--- Start of STORED RECORDS ---

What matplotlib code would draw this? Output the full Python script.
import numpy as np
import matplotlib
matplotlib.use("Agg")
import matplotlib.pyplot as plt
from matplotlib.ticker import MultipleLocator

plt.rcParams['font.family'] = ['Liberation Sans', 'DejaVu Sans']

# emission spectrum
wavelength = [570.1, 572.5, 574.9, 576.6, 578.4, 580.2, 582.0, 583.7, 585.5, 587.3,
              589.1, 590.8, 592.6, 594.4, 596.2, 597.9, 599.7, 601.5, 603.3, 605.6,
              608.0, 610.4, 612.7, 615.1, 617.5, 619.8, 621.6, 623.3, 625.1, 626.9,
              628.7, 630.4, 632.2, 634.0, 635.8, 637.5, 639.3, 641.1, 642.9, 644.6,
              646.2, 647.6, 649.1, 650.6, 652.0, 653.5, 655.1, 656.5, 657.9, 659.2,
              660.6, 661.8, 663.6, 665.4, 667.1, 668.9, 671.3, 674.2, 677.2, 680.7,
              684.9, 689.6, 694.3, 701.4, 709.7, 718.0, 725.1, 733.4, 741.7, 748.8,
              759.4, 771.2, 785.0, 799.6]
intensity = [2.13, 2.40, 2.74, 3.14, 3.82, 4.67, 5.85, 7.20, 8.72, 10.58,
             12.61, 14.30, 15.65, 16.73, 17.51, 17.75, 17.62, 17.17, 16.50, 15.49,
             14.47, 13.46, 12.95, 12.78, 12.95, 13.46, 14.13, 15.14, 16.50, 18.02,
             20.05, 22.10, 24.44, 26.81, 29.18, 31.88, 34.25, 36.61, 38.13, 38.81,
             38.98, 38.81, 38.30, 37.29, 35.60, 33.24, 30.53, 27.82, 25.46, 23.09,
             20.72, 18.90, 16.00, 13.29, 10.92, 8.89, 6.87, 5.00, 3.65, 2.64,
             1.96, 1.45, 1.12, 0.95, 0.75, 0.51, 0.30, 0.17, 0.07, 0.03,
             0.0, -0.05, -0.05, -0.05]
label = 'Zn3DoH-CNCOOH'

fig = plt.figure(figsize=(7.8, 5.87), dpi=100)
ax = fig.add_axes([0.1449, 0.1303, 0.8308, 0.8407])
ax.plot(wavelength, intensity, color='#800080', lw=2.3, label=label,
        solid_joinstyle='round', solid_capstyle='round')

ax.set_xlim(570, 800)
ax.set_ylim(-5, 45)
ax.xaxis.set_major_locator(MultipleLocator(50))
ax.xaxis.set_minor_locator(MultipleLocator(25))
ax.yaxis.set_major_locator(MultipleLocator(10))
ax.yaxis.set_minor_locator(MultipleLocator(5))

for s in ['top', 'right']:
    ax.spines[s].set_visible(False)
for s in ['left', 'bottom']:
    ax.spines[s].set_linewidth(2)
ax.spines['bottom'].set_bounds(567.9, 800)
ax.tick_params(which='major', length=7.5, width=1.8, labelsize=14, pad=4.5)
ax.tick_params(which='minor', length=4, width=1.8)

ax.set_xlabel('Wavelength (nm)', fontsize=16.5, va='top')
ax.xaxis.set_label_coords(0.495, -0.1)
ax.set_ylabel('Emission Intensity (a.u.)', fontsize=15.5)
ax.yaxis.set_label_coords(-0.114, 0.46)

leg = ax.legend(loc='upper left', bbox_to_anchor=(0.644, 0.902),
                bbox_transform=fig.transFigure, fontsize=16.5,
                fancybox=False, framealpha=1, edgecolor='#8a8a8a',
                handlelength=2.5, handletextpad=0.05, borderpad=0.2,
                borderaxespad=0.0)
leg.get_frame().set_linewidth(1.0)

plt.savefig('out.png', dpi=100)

--- End of STORED RECORDS ---
--- Start of STORED RECORDS ---

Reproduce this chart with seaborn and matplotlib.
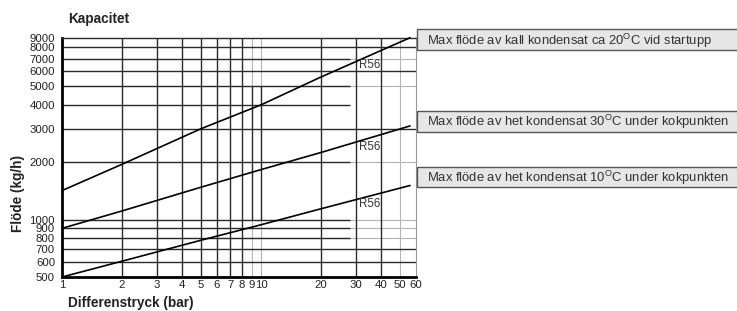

--- End of STORED RECORDS ---

- **AIM**: Exactly and exclusively, reproduce the lines that start at the line containing "What matplotlib code" and end at the line containing "plt.rcParams['font.family'] = ['Liberation", inclusive of both.

- **ANSWER**:
What matplotlib code would draw this? Output the full Python script.
import numpy as np
import matplotlib
matplotlib.use("Agg")
import matplotlib.pyplot as plt
from matplotlib.ticker import MultipleLocator

plt.rcParams['font.family'] = ['Liberation Sans', 'DejaVu Sans']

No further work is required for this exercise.